Keep your total interest amount in mind and compare it to the standard deduction that applies to your taxpayer filing status. For example, the standard deduction amount for individual taxpayers is $12,000. If the interest you paid the year prior is higher than your standard deduction amount, you’ll want to itemize each of the deductions you qualify for, including the mortgage interest tax deduction. Otherwise, it might be more beneficial to take the standard deduction. Consult a tax professional for additional guidance.

What types of mortgage interest are deductible?

The interest portion of your monthly mortgage payment isn’t the only interest you can deduct on your tax bill. Here are other types of deductible interest to keep in mind, according to the Internal Revenue Service:

  • Mortgage points, or prepaid interest, paid at closing
  • Late payment charges that aren’t associated with a specific loan service
  • Prepayment penalties assessed for early repayment of your loan
  • Interest paid on the mortgage before the sale date
  • Interest paid through participation in the Hardest Hit Fund and emergency homeowners loan programs

Can I claim a home equity loan interest deduction?

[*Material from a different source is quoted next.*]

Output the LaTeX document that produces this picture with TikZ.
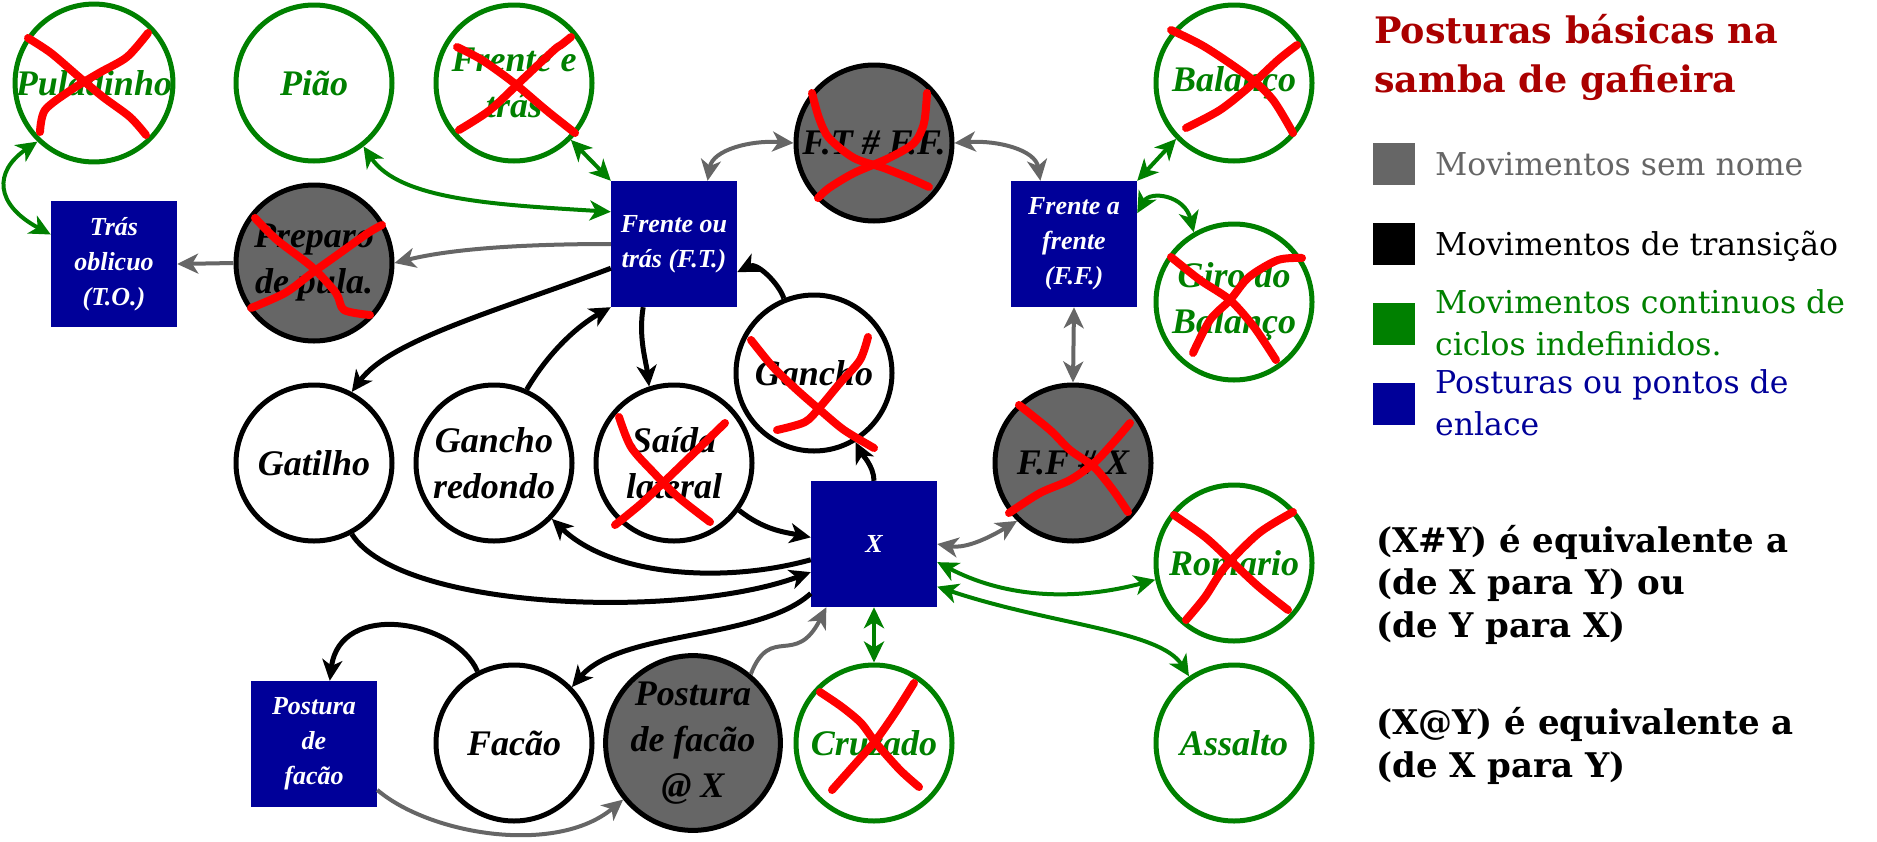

You can take a home equity loan interest deduction, but the mortgage interest deduction rules also apply to these types of loans. In other words, you can only deduct the interest paid on home equity loans or lines of credit in cases where you borrowed money to buy, build or substantially improve your main home or second home. Second mortgages used to consolidate debt, cover college expenses or fund some other goal won’t qualify for the deduction.

The dollar limits mentioned above for single taxpayers and married taxpayers filing separately — $750,000 and $350,000, respectively — apply to the total amount of loans secured by your primary home or second home. That includes first mortgages and home equity loans or lines.

For example, if you’re single, have a $400,000 mortgage on your main home and a $400,000 HELOC, you have $800,000 in mortgage debt. However, you can deduct the interest paid on only $750,000 of that amount.

A quick note about cash-out refinances: The interest paid on the equity you cash out as part of the transaction isn’t deductible, unless those funds are used for home improvements.

How to claim the mortgage interest deduction in 2019

As you gather your tax-related documents to prepare for the filing season, review the following steps to claim the mortgage interest deduction on your 2019 tax bill:

  • Wait for your Form 1098(s) from your mortgage lender(s). Review the reported amount of interest paid in Box 1 on each form.
  • Compare the standard deduction amount you qualify for to your total deductible mortgage interest.
  • Determine whether to take the standard deduction or to itemize your deductions. If your total itemized deduction amount doesn’t exceed the standard deduction amount for your tax filing status, then you won’t itemize deductions.
  • If the total amount of your itemized deductions is higher than your standard deduction amount, then you’d claim the mortgage interest deduction and any other deductions you qualify for on Schedule A of your tax return.